Assèchement des recettes et étatisation du financement

Ce premier recul est le point de départ d’une longue contre-offensive acharnée contre les droits à la Sécurité sociale, avec pour fil rouge la remise en question de son financement par la cotisation à travers les exonérations des cotisations massives et le financement par l’impôt. C’est dans ce sens, que le gouvernement de Michel Rocard a instauré un nouveau prélèvement : la Contribution sociale généralisée (CSG) en 1990. Créée pour diversifier les financements de la protection sociale, cet impôt est généralisé à presque tous les revenus (travail, patrimoine, épargne des retraites, chômage…). A partir de 2003, elle devient la deuxième source de recettes du régime général de l’Assurance maladie. Pour financer la suppression des cotisations salariales, maladie et chômage pour les salariés du secteur privé, la CSG a de nouveau été relevée en 2018 même si une partie des retraités en sera exonérée suite à un mouvement de contestation.

Tour de vis sur les prestations

Pour boucler le travail de sape, les gouvernements successifs vont s’attaquer aux prestations. Si déjà en 1958, le gouvernement instaure une franchise, la mise en place des lois de financements de la sécurité sociale, créée par la révision de la Constitution du 22 février 1996 sous le gouvernement d’Alain Juppé, permet d’enfoncer le clou chaque année. Alors qu’auparavant, l’arbitrage revenait aux partenaires sociaux, depuis cette loi, chaque année, ce sont les parlementaires, qui votent la loi de financement de la Sécurité sociale (LFSS) et déterminent les conditions nécessaires à l’équilibre financier de la Sécurité sociale. Ils fixent les objectifs de dépenses en fonction des prévisions de recettes. Celles-ci s’inscrivent dans une logique d’adaptations des prestations aux financements et non aux besoins.

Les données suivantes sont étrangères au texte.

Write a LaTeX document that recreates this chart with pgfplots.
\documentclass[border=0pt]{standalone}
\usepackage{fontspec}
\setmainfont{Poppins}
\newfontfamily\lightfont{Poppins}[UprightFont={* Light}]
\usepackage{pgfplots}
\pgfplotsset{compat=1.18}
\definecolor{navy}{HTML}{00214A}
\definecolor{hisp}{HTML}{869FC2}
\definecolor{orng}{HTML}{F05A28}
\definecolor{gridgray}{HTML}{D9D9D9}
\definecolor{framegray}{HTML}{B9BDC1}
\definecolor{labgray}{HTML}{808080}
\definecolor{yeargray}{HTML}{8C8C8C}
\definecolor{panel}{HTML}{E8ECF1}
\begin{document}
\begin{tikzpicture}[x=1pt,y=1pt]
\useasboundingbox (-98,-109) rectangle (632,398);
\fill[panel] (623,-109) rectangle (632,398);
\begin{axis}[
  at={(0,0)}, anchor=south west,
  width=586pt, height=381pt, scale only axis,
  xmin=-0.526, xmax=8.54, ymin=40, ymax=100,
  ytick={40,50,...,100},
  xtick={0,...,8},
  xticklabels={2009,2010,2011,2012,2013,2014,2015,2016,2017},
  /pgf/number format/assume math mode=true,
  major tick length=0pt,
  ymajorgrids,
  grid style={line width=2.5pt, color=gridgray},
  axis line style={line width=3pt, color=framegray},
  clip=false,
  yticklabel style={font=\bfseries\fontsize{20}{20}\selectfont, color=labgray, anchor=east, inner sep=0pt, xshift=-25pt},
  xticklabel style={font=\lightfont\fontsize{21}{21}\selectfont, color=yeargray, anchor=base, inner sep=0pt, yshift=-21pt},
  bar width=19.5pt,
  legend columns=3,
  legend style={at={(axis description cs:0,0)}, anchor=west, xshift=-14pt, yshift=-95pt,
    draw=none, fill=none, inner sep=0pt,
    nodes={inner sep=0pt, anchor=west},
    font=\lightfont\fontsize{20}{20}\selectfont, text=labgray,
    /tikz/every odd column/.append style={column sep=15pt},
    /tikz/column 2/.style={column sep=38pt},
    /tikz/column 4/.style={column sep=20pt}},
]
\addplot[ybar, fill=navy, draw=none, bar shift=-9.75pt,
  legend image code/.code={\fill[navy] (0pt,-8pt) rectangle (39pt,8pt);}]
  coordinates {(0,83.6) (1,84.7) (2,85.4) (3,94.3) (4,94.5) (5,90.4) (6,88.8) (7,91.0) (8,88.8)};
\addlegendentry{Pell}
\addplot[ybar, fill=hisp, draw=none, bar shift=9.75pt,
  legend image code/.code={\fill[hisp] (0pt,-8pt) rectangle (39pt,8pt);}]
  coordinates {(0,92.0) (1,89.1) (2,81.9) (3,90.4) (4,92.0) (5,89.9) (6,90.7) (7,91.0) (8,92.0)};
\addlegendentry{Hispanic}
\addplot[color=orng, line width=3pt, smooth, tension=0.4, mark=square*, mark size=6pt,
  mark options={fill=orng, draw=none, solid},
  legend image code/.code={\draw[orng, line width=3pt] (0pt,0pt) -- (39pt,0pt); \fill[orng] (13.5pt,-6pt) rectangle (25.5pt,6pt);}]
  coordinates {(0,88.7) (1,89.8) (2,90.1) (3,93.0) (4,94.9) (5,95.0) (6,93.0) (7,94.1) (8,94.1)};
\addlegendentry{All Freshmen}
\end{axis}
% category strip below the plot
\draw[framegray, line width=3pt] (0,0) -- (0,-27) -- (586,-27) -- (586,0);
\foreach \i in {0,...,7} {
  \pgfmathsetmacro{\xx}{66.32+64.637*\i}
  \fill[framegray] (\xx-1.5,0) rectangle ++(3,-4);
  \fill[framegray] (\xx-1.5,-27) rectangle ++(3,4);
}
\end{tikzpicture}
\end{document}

La sécurité sociale, toujours un rempart

En 2007, le numéro deux du syndicat patronal, Denis Kessler résumera, revanchard l’ambition patronale qui perdure depuis la création de la sécurité sociale :  « il s’agit aujourd’hui de sortir de 1945, et de défaire méthodiquement le programme du Conseil National de la Résistance ». Mais malgré l’ambition d’en finir avec la sécu, force est de constater que celle-ci est le dernier rempart aujourd’hui contre le virus de la covid 19. C'est bien elle qui a "empêché l'effondrement de la France" de l’aveu même du premier Ministre, Jean Castex même si cela ne l’a pas empêché de faire voter un nouveau tour de vis aux dépenses de santé dans la loi de financement de la sécurité sociale pour 2021 et d’instaurer une taxe sur les urgences.